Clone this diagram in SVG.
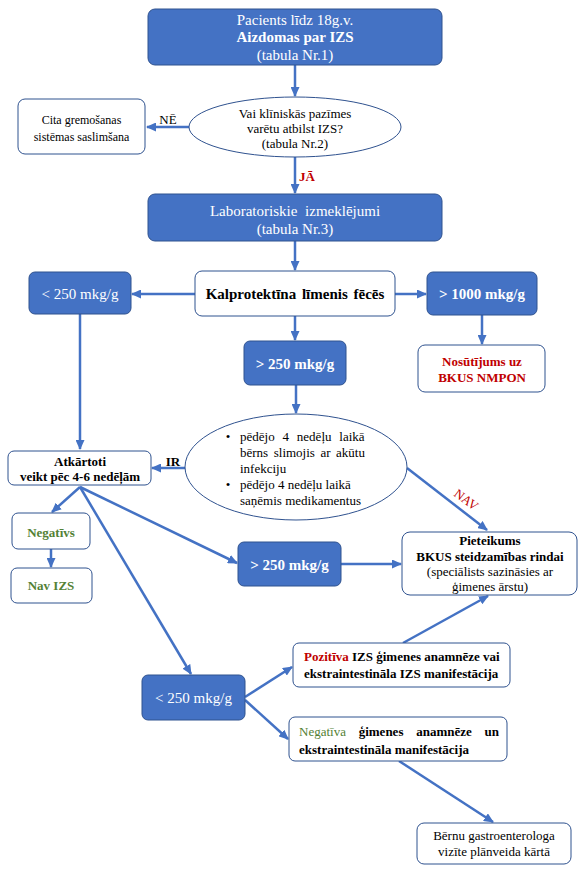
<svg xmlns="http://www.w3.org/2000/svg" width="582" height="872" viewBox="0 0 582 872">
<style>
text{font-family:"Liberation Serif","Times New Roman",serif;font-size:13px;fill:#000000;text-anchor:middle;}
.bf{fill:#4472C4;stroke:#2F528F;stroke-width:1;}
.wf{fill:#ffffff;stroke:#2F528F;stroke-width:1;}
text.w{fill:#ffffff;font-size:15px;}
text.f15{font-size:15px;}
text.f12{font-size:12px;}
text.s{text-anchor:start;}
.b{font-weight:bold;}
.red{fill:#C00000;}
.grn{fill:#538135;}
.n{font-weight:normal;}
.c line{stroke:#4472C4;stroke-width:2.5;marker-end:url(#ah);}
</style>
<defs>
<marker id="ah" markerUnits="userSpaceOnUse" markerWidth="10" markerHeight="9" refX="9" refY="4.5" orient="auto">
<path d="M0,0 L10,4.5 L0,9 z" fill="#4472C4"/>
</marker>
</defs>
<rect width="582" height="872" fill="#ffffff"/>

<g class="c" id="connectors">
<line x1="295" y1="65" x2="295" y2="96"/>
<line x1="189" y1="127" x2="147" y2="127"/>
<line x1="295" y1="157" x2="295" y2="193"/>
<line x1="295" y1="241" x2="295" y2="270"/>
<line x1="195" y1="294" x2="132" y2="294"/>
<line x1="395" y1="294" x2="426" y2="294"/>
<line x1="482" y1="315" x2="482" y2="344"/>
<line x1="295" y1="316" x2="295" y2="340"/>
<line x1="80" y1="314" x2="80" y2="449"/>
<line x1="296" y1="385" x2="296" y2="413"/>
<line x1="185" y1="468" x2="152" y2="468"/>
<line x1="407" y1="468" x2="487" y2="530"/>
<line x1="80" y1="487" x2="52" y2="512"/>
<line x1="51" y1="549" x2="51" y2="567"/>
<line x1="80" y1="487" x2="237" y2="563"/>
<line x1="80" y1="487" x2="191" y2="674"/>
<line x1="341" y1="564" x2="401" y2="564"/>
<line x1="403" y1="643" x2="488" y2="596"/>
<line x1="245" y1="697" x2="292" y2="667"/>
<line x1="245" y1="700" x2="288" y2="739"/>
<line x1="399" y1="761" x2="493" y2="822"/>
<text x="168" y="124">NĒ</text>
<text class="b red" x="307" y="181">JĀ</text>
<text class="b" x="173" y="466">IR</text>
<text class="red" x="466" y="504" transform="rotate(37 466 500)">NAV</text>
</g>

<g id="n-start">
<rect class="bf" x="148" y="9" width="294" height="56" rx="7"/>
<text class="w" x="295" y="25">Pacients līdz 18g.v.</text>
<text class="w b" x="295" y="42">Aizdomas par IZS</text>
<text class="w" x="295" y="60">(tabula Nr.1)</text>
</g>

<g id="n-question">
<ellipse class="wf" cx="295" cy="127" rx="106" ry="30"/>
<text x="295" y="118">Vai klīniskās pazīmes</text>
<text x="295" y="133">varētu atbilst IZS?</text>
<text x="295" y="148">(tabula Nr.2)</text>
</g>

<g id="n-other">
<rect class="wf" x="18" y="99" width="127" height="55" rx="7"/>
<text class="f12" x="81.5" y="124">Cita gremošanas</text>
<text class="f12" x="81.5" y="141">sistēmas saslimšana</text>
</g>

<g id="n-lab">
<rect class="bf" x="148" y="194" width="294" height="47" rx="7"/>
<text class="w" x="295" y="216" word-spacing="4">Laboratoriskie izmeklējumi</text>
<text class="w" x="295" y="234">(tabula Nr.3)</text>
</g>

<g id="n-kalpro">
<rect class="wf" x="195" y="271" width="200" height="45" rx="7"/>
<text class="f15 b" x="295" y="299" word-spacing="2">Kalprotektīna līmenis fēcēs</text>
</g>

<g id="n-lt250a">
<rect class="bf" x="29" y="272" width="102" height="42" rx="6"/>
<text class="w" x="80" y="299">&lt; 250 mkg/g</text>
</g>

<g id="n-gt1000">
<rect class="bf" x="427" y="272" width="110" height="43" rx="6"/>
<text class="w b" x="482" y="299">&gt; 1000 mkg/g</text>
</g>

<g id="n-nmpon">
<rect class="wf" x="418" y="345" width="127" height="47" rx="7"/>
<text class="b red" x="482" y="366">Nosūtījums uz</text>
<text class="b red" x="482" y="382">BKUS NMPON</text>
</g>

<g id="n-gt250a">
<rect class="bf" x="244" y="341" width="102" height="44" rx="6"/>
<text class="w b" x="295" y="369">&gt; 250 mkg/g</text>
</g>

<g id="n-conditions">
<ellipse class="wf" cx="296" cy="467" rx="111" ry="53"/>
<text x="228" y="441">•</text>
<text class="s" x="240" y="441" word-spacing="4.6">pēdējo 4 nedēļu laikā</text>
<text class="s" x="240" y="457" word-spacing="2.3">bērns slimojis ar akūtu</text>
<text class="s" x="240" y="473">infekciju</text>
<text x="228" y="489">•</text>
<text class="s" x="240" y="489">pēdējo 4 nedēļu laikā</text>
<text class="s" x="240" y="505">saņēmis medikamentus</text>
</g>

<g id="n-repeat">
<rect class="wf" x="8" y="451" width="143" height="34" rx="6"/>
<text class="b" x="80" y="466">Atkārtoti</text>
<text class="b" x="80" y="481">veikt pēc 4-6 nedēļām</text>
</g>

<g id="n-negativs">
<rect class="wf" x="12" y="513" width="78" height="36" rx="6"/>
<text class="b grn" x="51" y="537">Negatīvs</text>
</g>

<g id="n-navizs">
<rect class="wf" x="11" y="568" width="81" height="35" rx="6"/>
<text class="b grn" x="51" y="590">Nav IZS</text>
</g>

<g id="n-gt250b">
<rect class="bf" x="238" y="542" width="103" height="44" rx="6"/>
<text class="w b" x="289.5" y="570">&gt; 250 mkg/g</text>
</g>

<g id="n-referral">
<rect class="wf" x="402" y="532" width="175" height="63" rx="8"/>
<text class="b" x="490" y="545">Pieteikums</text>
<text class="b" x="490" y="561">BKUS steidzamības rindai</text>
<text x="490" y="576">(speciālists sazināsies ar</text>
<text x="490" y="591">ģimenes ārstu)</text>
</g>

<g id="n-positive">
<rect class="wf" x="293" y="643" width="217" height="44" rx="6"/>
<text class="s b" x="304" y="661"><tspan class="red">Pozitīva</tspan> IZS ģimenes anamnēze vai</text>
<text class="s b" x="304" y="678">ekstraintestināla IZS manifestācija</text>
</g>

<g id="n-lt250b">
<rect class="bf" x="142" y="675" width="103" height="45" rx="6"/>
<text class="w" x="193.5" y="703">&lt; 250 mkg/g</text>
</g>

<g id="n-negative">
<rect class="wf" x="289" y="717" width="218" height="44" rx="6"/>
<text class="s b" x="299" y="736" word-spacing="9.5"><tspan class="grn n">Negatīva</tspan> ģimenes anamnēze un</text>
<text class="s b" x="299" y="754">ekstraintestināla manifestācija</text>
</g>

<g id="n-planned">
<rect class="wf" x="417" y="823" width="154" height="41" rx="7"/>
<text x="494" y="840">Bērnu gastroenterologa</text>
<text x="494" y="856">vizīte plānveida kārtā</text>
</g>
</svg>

=====

Task brief:
In your copy, leave out the pictures and reproduce the material above exactly.

Response below:
Clone this diagram in SVG.
<svg xmlns="http://www.w3.org/2000/svg" width="582" height="872" viewBox="0 0 582 872">
<style>
text{font-family:"Liberation Serif","Times New Roman",serif;font-size:13px;fill:#000000;text-anchor:middle;}
.bf{fill:#4472C4;stroke:#2F528F;stroke-width:1;}
.wf{fill:#ffffff;stroke:#2F528F;stroke-width:1;}
text.w{fill:#ffffff;font-size:15px;}
text.f15{font-size:15px;}
text.f12{font-size:12px;}
text.s{text-anchor:start;}
.b{font-weight:bold;}
.red{fill:#C00000;}
.grn{fill:#538135;}
.n{font-weight:normal;}
.c line{stroke:#4472C4;stroke-width:2.5;marker-end:url(#ah);}
</style>
<defs>
<marker id="ah" markerUnits="userSpaceOnUse" markerWidth="10" markerHeight="9" refX="9" refY="4.5" orient="auto">
<path d="M0,0 L10,4.5 L0,9 z" fill="#4472C4"/>
</marker>
</defs>
<rect width="582" height="872" fill="#ffffff"/>

<g class="c" id="connectors">
<line x1="295" y1="65" x2="295" y2="96"/>
<line x1="189" y1="127" x2="147" y2="127"/>
<line x1="295" y1="157" x2="295" y2="193"/>
<line x1="295" y1="241" x2="295" y2="270"/>
<line x1="195" y1="294" x2="132" y2="294"/>
<line x1="395" y1="294" x2="426" y2="294"/>
<line x1="482" y1="315" x2="482" y2="344"/>
<line x1="295" y1="316" x2="295" y2="340"/>
<line x1="80" y1="314" x2="80" y2="449"/>
<line x1="296" y1="385" x2="296" y2="413"/>
<line x1="185" y1="468" x2="152" y2="468"/>
<line x1="407" y1="468" x2="487" y2="530"/>
<line x1="80" y1="487" x2="52" y2="512"/>
<line x1="51" y1="549" x2="51" y2="567"/>
<line x1="80" y1="487" x2="237" y2="563"/>
<line x1="80" y1="487" x2="191" y2="674"/>
<line x1="341" y1="564" x2="401" y2="564"/>
<line x1="403" y1="643" x2="488" y2="596"/>
<line x1="245" y1="697" x2="292" y2="667"/>
<line x1="245" y1="700" x2="288" y2="739"/>
<line x1="399" y1="761" x2="493" y2="822"/>
<text x="168" y="124">NĒ</text>
<text class="b red" x="307" y="181">JĀ</text>
<text class="b" x="173" y="466">IR</text>
<text class="red" x="466" y="504" transform="rotate(37 466 500)">NAV</text>
</g>

<g id="n-start">
<rect class="bf" x="148" y="9" width="294" height="56" rx="7"/>
<text class="w" x="295" y="25">Pacients līdz 18g.v.</text>
<text class="w b" x="295" y="42">Aizdomas par IZS</text>
<text class="w" x="295" y="60">(tabula Nr.1)</text>
</g>

<g id="n-question">
<ellipse class="wf" cx="295" cy="127" rx="106" ry="30"/>
<text x="295" y="118">Vai klīniskās pazīmes</text>
<text x="295" y="133">varētu atbilst IZS?</text>
<text x="295" y="148">(tabula Nr.2)</text>
</g>

<g id="n-other">
<rect class="wf" x="18" y="99" width="127" height="55" rx="7"/>
<text class="f12" x="81.5" y="124">Cita gremošanas</text>
<text class="f12" x="81.5" y="141">sistēmas saslimšana</text>
</g>

<g id="n-lab">
<rect class="bf" x="148" y="194" width="294" height="47" rx="7"/>
<text class="w" x="295" y="216" word-spacing="4">Laboratoriskie izmeklējumi</text>
<text class="w" x="295" y="234">(tabula Nr.3)</text>
</g>

<g id="n-kalpro">
<rect class="wf" x="195" y="271" width="200" height="45" rx="7"/>
<text class="f15 b" x="295" y="299" word-spacing="2">Kalprotektīna līmenis fēcēs</text>
</g>

<g id="n-lt250a">
<rect class="bf" x="29" y="272" width="102" height="42" rx="6"/>
<text class="w" x="80" y="299">&lt; 250 mkg/g</text>
</g>

<g id="n-gt1000">
<rect class="bf" x="427" y="272" width="110" height="43" rx="6"/>
<text class="w b" x="482" y="299">&gt; 1000 mkg/g</text>
</g>

<g id="n-nmpon">
<rect class="wf" x="418" y="345" width="127" height="47" rx="7"/>
<text class="b red" x="482" y="366">Nosūtījums uz</text>
<text class="b red" x="482" y="382">BKUS NMPON</text>
</g>

<g id="n-gt250a">
<rect class="bf" x="244" y="341" width="102" height="44" rx="6"/>
<text class="w b" x="295" y="369">&gt; 250 mkg/g</text>
</g>

<g id="n-conditions">
<ellipse class="wf" cx="296" cy="467" rx="111" ry="53"/>
<text x="228" y="441">•</text>
<text class="s" x="240" y="441" word-spacing="4.6">pēdējo 4 nedēļu laikā</text>
<text class="s" x="240" y="457" word-spacing="2.3">bērns slimojis ar akūtu</text>
<text class="s" x="240" y="473">infekciju</text>
<text x="228" y="489">•</text>
<text class="s" x="240" y="489">pēdējo 4 nedēļu laikā</text>
<text class="s" x="240" y="505">saņēmis medikamentus</text>
</g>

<g id="n-repeat">
<rect class="wf" x="8" y="451" width="143" height="34" rx="6"/>
<text class="b" x="80" y="466">Atkārtoti</text>
<text class="b" x="80" y="481">veikt pēc 4-6 nedēļām</text>
</g>

<g id="n-negativs">
<rect class="wf" x="12" y="513" width="78" height="36" rx="6"/>
<text class="b grn" x="51" y="537">Negatīvs</text>
</g>

<g id="n-navizs">
<rect class="wf" x="11" y="568" width="81" height="35" rx="6"/>
<text class="b grn" x="51" y="590">Nav IZS</text>
</g>

<g id="n-gt250b">
<rect class="bf" x="238" y="542" width="103" height="44" rx="6"/>
<text class="w b" x="289.5" y="570">&gt; 250 mkg/g</text>
</g>

<g id="n-referral">
<rect class="wf" x="402" y="532" width="175" height="63" rx="8"/>
<text class="b" x="490" y="545">Pieteikums</text>
<text class="b" x="490" y="561">BKUS steidzamības rindai</text>
<text x="490" y="576">(speciālists sazināsies ar</text>
<text x="490" y="591">ģimenes ārstu)</text>
</g>

<g id="n-positive">
<rect class="wf" x="293" y="643" width="217" height="44" rx="6"/>
<text class="s b" x="304" y="661"><tspan class="red">Pozitīva</tspan> IZS ģimenes anamnēze vai</text>
<text class="s b" x="304" y="678">ekstraintestināla IZS manifestācija</text>
</g>

<g id="n-lt250b">
<rect class="bf" x="142" y="675" width="103" height="45" rx="6"/>
<text class="w" x="193.5" y="703">&lt; 250 mkg/g</text>
</g>

<g id="n-negative">
<rect class="wf" x="289" y="717" width="218" height="44" rx="6"/>
<text class="s b" x="299" y="736" word-spacing="9.5"><tspan class="grn n">Negatīva</tspan> ģimenes anamnēze un</text>
<text class="s b" x="299" y="754">ekstraintestināla manifestācija</text>
</g>

<g id="n-planned">
<rect class="wf" x="417" y="823" width="154" height="41" rx="7"/>
<text x="494" y="840">Bērnu gastroenterologa</text>
<text x="494" y="856">vizīte plānveida kārtā</text>
</g>
</svg>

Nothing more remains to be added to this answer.